Paris rewards that distinction. The city's dining culture has always had space for the kind of serious-but-informal restaurant that does not need a grand room to charge grand-room prices, because the cooking justifies the invoice. The model has precedent in the city's long history of bistros that punched far above their physical weight. Shabour recalibrates that tradition for a kitchen whose reference points are the Levant rather than Lyon, but the underlying logic, stripped rooms, concentrated cooking, a room built for conversation rather than ceremony, is consistent with how Paris has always accommodated its most compelling smaller restaurants.

For broader context on where Shabour sits within the city's full dining range, from the classically rooted monuments to the newer wave of starred and listed addresses, see our full Paris restaurants guide.
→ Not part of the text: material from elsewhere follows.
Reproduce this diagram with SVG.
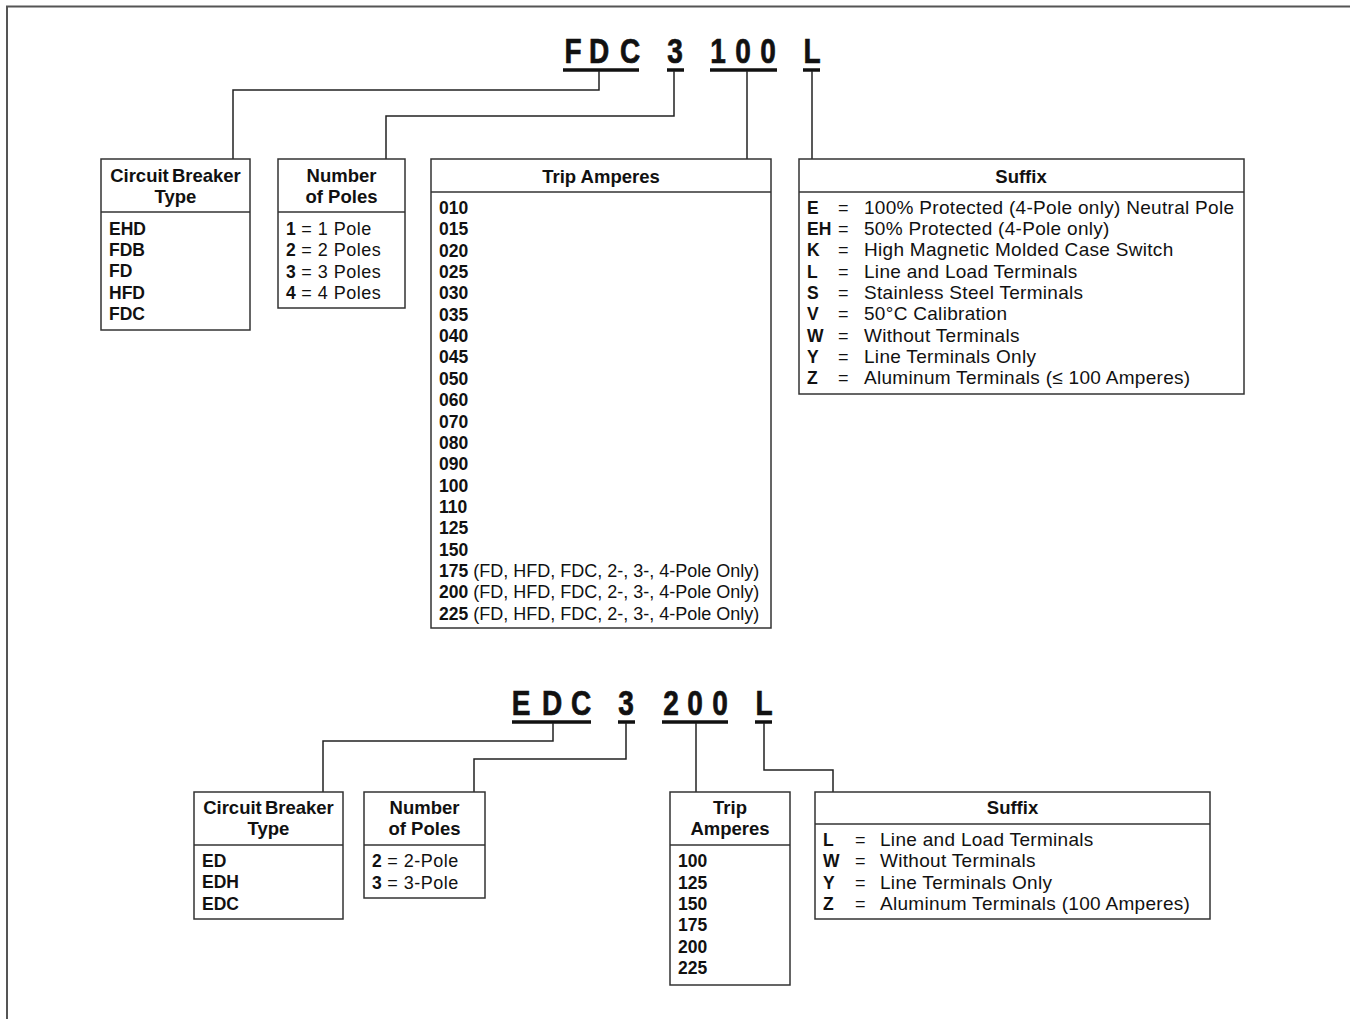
<svg xmlns="http://www.w3.org/2000/svg" width="1350" height="1019" viewBox="0 0 1350 1019">
<style>
text{font-family:"Liberation Sans",Arial,sans-serif;font-size:18px;fill:#111}
.h{font-weight:bold;text-anchor:middle;font-size:18.5px}
.b{font-weight:bold;font-size:17.5px;letter-spacing:0}
.d{font-size:19px;letter-spacing:0.3px}
.p{letter-spacing:0.5px}
.code{font-family:"Liberation Sans",Arial,sans-serif;font-weight:bold;font-size:35px;text-anchor:middle;stroke:#111;stroke-width:0.7}
.box{fill:#fff;stroke:#333;stroke-width:1.5}
.div{stroke:#333;stroke-width:1.5}
.ul{stroke:#111;stroke-width:3.5}
.con path{fill:none;stroke:#222;stroke-width:1.5}
</style>
<rect width="1350" height="1019" fill="#fff"/>
<path d="M7,1019 V6.5 H1350" fill="none" stroke="#555" stroke-width="2"/>

<g id="code1">
<text class="code" transform="translate(573,63) scale(0.8,1)">F</text>
<text class="code" transform="translate(599,63) scale(0.8,1)">D</text>
<text class="code" transform="translate(630,63) scale(0.8,1)">C</text>
<text class="code" transform="translate(675,63) scale(0.8,1)">3</text>
<text class="code" transform="translate(718,63) scale(0.8,1)">1</text>
<text class="code" transform="translate(743,63) scale(0.8,1)">0</text>
<text class="code" transform="translate(768,63) scale(0.8,1)">0</text>
<text class="code" transform="translate(812,63) scale(0.8,1)">L</text>
<line class="ul" x1="563" y1="70" x2="639" y2="70"/>
<line class="ul" x1="667" y1="70" x2="684" y2="70"/>
<line class="ul" x1="710" y1="70" x2="777" y2="70"/>
<line class="ul" x1="803" y1="70" x2="820" y2="70"/>
</g>

<g id="code2">
<text class="code" transform="translate(521,715) scale(0.8,1)">E</text>
<text class="code" transform="translate(552,715) scale(0.8,1)">D</text>
<text class="code" transform="translate(581,715) scale(0.8,1)">C</text>
<text class="code" transform="translate(626,715) scale(0.8,1)">3</text>
<text class="code" transform="translate(671,715) scale(0.8,1)">2</text>
<text class="code" transform="translate(695,715) scale(0.8,1)">0</text>
<text class="code" transform="translate(720,715) scale(0.8,1)">0</text>
<text class="code" transform="translate(764,715) scale(0.8,1)">L</text>
<line class="ul" x1="512" y1="722" x2="591" y2="722"/>
<line class="ul" x1="618" y1="722" x2="635" y2="722"/>
<line class="ul" x1="662" y1="722" x2="728" y2="722"/>
<line class="ul" x1="755" y1="722" x2="772" y2="722"/>
</g>

<g id="connectors" class="con">
<path d="M599,71 V90 H233 V159"/>
<path d="M674,71 V116 H386 V159"/>
<path d="M747,71 V159"/>
<path d="M812,71 V159"/>
<path d="M553,723 V741 H323 V792"/>
<path d="M626,723 V759 H474 V792"/>
<path d="M696,723 V792"/>
<path d="M764,723 V770 H833 V792"/>
</g>

<g id="cb1">
<rect class="box" x="101" y="159" width="149" height="171"/>
<line class="div" x1="101" y1="212" x2="250" y2="212"/>
<text class="h" x="175.5" y="182" word-spacing="-2">Circuit Breaker</text>
<text class="h" x="175.5" y="203">Type</text>
<text class="b" x="109" y="235">EHD</text>
<text class="b" x="109" y="256">FDB</text>
<text class="b" x="109" y="277">FD</text>
<text class="b" x="109" y="299">HFD</text>
<text class="b" x="109" y="320">FDC</text>
</g>

<g id="poles1">
<rect class="box" x="278" y="159" width="127" height="149"/>
<line class="div" x1="278" y1="212" x2="405" y2="212"/>
<text class="h" x="341.5" y="182">Number</text>
<text class="h" x="341.5" y="203">of Poles</text>
<text class="p" x="286" y="235"><tspan class="b">1</tspan> = 1 Pole</text>
<text class="p" x="286" y="256"><tspan class="b">2</tspan> = 2 Poles</text>
<text class="p" x="286" y="278"><tspan class="b">3</tspan> = 3 Poles</text>
<text class="p" x="286" y="299"><tspan class="b">4</tspan> = 4 Poles</text>
</g>

<g id="trip1">
<rect class="box" x="431" y="159" width="340" height="469"/>
<line class="div" x1="431" y1="192" x2="771" y2="192"/>
<text class="h" x="601" y="183">Trip Amperes</text>
<text class="b" x="439" y="214">010</text>
<text class="b" x="439" y="235.4">015</text>
<text class="b" x="439" y="256.7">020</text>
<text class="b" x="439" y="278">025</text>
<text class="b" x="439" y="299.4">030</text>
<text class="b" x="439" y="320.7">035</text>
<text class="b" x="439" y="342">040</text>
<text class="b" x="439" y="363.4">045</text>
<text class="b" x="439" y="384.8">050</text>
<text class="b" x="439" y="406">060</text>
<text class="b" x="439" y="427.5">070</text>
<text class="b" x="439" y="448.8">080</text>
<text class="b" x="439" y="470">090</text>
<text class="b" x="439" y="491.5">100</text>
<text class="b" x="439" y="512.9">110</text>
<text class="b" x="439" y="534.2">125</text>
<text class="b" x="439" y="555.6">150</text>
<text x="439" y="577"><tspan class="b">175</tspan> (FD, HFD, FDC, 2-, 3-, 4-Pole Only)</text>
<text x="439" y="598.3"><tspan class="b">200</tspan> (FD, HFD, FDC, 2-, 3-, 4-Pole Only)</text>
<text x="439" y="619.6"><tspan class="b">225</tspan> (FD, HFD, FDC, 2-, 3-, 4-Pole Only)</text>
</g>

<g id="suffix1">
<rect class="box" x="799" y="159" width="445" height="235"/>
<line class="div" x1="799" y1="192" x2="1244" y2="192"/>
<text class="h" x="1021" y="183">Suffix</text>
<text class="b" x="807" y="214">E</text><text x="838" y="214">=</text><text class="d" x="864" y="214">100% Protected (4-Pole only) Neutral Pole</text>
<text class="b" x="807" y="235">EH</text><text x="838" y="235">=</text><text class="d" x="864" y="235">50% Protected (4-Pole only)</text>
<text class="b" x="807" y="256">K</text><text x="838" y="256">=</text><text class="d" x="864" y="256">High Magnetic Molded Case Switch</text>
<text class="b" x="807" y="278">L</text><text x="838" y="278">=</text><text class="d" x="864" y="278">Line and Load Terminals</text>
<text class="b" x="807" y="299">S</text><text x="838" y="299">=</text><text class="d" x="864" y="299">Stainless Steel Terminals</text>
<text class="b" x="807" y="320">V</text><text x="838" y="320">=</text><text class="d" x="864" y="320">50°C Calibration</text>
<text class="b" x="807" y="342">W</text><text x="838" y="342">=</text><text class="d" x="864" y="342">Without Terminals</text>
<text class="b" x="807" y="363">Y</text><text x="838" y="363">=</text><text class="d" x="864" y="363">Line Terminals Only</text>
<text class="b" x="807" y="384">Z</text><text x="838" y="384">=</text><text class="d" x="864" y="384">Aluminum Terminals (≤ 100 Amperes)</text>
</g>

<g id="cb2">
<rect class="box" x="194" y="792" width="149" height="127"/>
<line class="div" x1="194" y1="845" x2="343" y2="845"/>
<text class="h" x="268.5" y="814" word-spacing="-2">Circuit Breaker</text>
<text class="h" x="268.5" y="835">Type</text>
<text class="b" x="202" y="867">ED</text>
<text class="b" x="202" y="888">EDH</text>
<text class="b" x="202" y="910">EDC</text>
</g>

<g id="poles2">
<rect class="box" x="364" y="792" width="121" height="106"/>
<line class="div" x1="364" y1="845" x2="485" y2="845"/>
<text class="h" x="424.5" y="814">Number</text>
<text class="h" x="424.5" y="835">of Poles</text>
<text class="p" x="372" y="867"><tspan class="b">2</tspan> = 2-Pole</text>
<text class="p" x="372" y="889"><tspan class="b">3</tspan> = 3-Pole</text>
</g>

<g id="trip2">
<rect class="box" x="670" y="792" width="120" height="193"/>
<line class="div" x1="670" y1="845" x2="790" y2="845"/>
<text class="h" x="730" y="814">Trip</text>
<text class="h" x="730" y="835">Amperes</text>
<text class="b" x="678" y="867">100</text>
<text class="b" x="678" y="889">125</text>
<text class="b" x="678" y="910">150</text>
<text class="b" x="678" y="931">175</text>
<text class="b" x="678" y="953">200</text>
<text class="b" x="678" y="974">225</text>
</g>

<g id="suffix2">
<rect class="box" x="815" y="792" width="395" height="127"/>
<line class="div" x1="815" y1="824" x2="1210" y2="824"/>
<text class="h" x="1012.5" y="814">Suffix</text>
<text class="b" x="823" y="846">L</text><text x="855" y="846">=</text><text class="d" x="880" y="846">Line and Load Terminals</text>
<text class="b" x="823" y="867">W</text><text x="855" y="867">=</text><text class="d" x="880" y="867">Without Terminals</text>
<text class="b" x="823" y="889">Y</text><text x="855" y="889">=</text><text class="d" x="880" y="889">Line Terminals Only</text>
<text class="b" x="823" y="910">Z</text><text x="855" y="910">=</text><text class="d" x="880" y="910">Aluminum Terminals (100 Amperes)</text>
</g>
</svg>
For hotels in the area, our full Paris hotels guide covers the current options. Wine and bar recommendations for evenings around the 2nd are in our full Paris bars guide, our full Paris wineries guide, and our full Paris experiences guide.

How Shabour Compares to France's Wider Starred Field

France's Michelin map is dense with restaurants that have operated within inherited culinary frameworks for decades. Properties like Flocons de Sel in Megève, Mirazur in Menton, Troisgros in Ouches, Paul Bocuse in Collonges-au-Mont-d'Or, Bras in Laguiole, and Auberge de l'Ill in Illhaeusern each root themselves in terroir, regional identity, and in some cases multi-generational continuity. What they share with Shabour is the willingness to commit fully to a single culinary point of view. The specific origins differ sharply, but the discipline required to sustain a coherent identity across an entire menu is the same.

Shabour's arrival as a one-star address in 2024 is a data point in a longer argument about how French fine dining is recalibrating its understanding of what constitutes serious cooking. The Michelin star doesn't domesticate the kitchen; it ratifies it on its own terms.

Planning Your Visit

Shabour operates Tuesday through Saturday for dinner from 7 PM, with an additional Saturday lunch service from noon to 1 PM. The restaurant is closed on Sundays and Mondays. At the €€€€ price tier, it sits in the upper bracket of Paris dining spend. Given the Google rating of 4.7 across 765 reviews, demand is consistent, and advance reservation planning is advisable.

Quick reference: Shabour, 19 Rue Saint-Sauveur, 75002 Paris. Dinner Tue–Sat 7–10:30 PM; Saturday lunch 12–1 PM. Closed Sunday and Monday. €€€€. Michelin 1 Star (2024). OAD Leading Restaurants in Europe #452 (2025).